The surname name of “Wilson” is also a very common one, but it is difficult to determine just how common it was in Australia at that time. Today, “Wilson” is ranked 5th, occurring in 5,037.98 of every million people. This has probably changed a bit since the 1960s, but it’s our best estimate.
So, 140 of every million boys with the first name of “Robert” will have the last name of “Wilson”, and 1.4 of those will have the middle name “William”. This means that, for every 10 million men this author will meet around his age, 15 will probably share his full name.
The probability of joining the Air Force so close together adds a degree of complexity and to do it justice would require more accurate information about the distributions of these names across ethnic groups and as well as the distribution of ethnic groups in the military. Without that information, my best guess is the probability that another man in a selection of 100 will have this name, given that the author does, which is about 1 in a million.

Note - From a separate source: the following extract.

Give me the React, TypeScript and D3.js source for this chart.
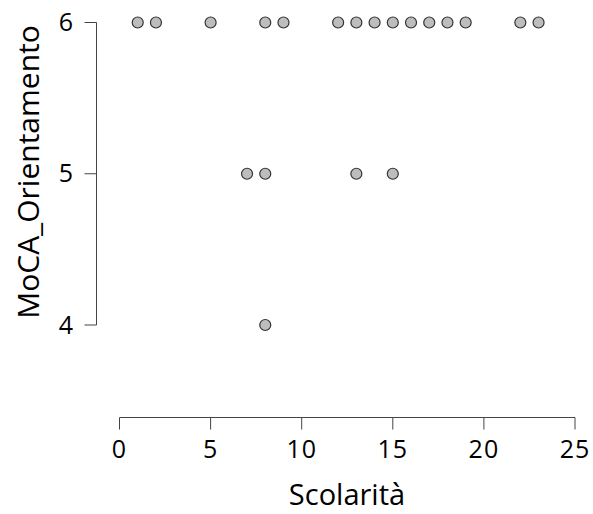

(Submitted by reader Matthew McGrath)

Earlier this evening I had a powerful craving for some pizza.

It was 8pm and rainy on a Thursday evening, so I thought I’d order a pizza from a restaurant down the street. After ordering using their fancy website, I got a call several minutes later from a rather confused employee of the restaurant. She asked me why I decided to place two separate orders: one delivery and one pick-up. I replied that no, in fact I just ordered the one pizza to be delivered and nothing else.

Thinking it was a computer error, she confirmed both orders and realized that the following had occurred: two separate, unrelated people named Matthew McGrath decided to order a pizza. Both chose the same restaurant, and both chose not to call but to use the online order system. Both submitted their orders at exactly the same time and both live within a 5 mile radius of the restaurant in question. Weird.


Below are the extended notes provided by Barbara Drescher for use in Skepticality Episode 196. Take a look and leave your comments below.

This story falls into the category of “difficult to calculate” due to a lack of information, but again, it brings up an interesting human behavior. The fact that someone with his name lives within a 5-mile radius is not very surprising. When I was a child and we lived in an area with a fairly low population density, there were 2 people within that distance with my father’s name; one even shared his middle name and was retired from the U.S. Navy (my father was active duty at the time). The odds of ordering pizza at the same time is another question. The information we would need in order to estimate, even generally, the odds of this include:

  • The location, population, and number of pizza places available in the area which deliver.
  • The year, which we would need in order to determine how common the author’s name.
  • The proportion of pizza orders which were made online at that time. How often the author orders pizza.
  • Some information about pizza delivery trends – do more people order pizza when it’s raining? What are the peak ordering times? The more orders a place receives, the more likely this is to happen.

What I find interesting is how many “same name” stories we encounter. Surely there are interesting coincidences every day, but people are more likely to notice events that involve something as personal as their own name. Most of us have lived with our first names our entire lives. We write it, say it, and hear it more often than any other name in the universe. So even though our names are not unique to us, they sometimes feel as if they are and they are extremely personal.